Overnight we sailed slowly through the fjords, passed Alesund and on towards Åndalsnes, a small town set at the mouth of the Rauma River and which is recognised as being the gateway to the rugged wilderness of Romsdalfjord. Towering mountains form a backdrop and within a few miles is the ‘Troll Wall’. Trolveggen is Europe’s highest vertical cliff, some 6000 feet high and which, before being banned, was used by ‘Base’ jumpers to practise their scary sport.

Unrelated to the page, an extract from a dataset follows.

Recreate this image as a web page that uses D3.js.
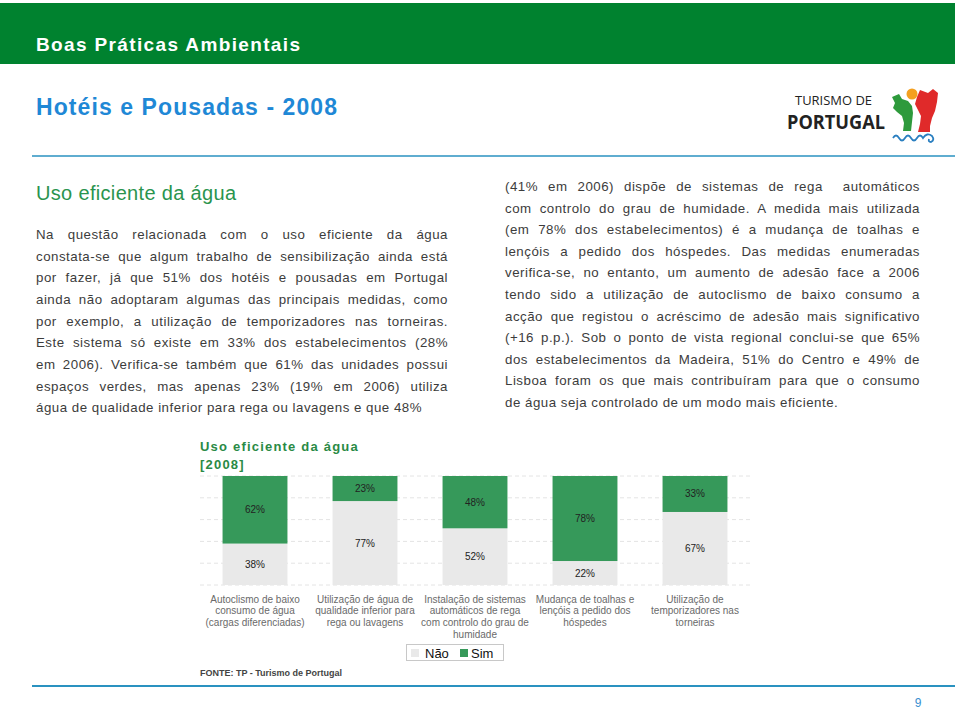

Our day was to be somewhat less challenging as we managed to take the Rauma Railway tour, a 35 mile journey through some incredible scenery. Our particular group took the return journey by rail, first taking a coach up to Bjorli station, stopping for twenty minutes at the very base of the Troll Wall in order to take photos of the stunningly impressive scenery. The railway has to cross the Rauma River several times in order to cope with the change in altitude. There are several attractive stone built bridges including the Kylling Bridge which took ten years to build by local people and was completed in 1923. The train makes an almost complete circle inside the mountain after entering the 1,340 meters long Stavem Tunnel before emerging in the opposite direction 19 meters below.

Once back on board, and with a slow speed run over to the Shetlands, I elected to stay at anchor overnight and it was to be a very special evening. Our guest tenor Lee Bradley had a magical early evening concert on deck as the sun was setting between the mountains, and then the darkness slowly descended. Later, only the lights of the scattered houses along the fjord could be seen reflecting off the still waters, while above the black shadow of mountains, the stars filled the cold clear sky.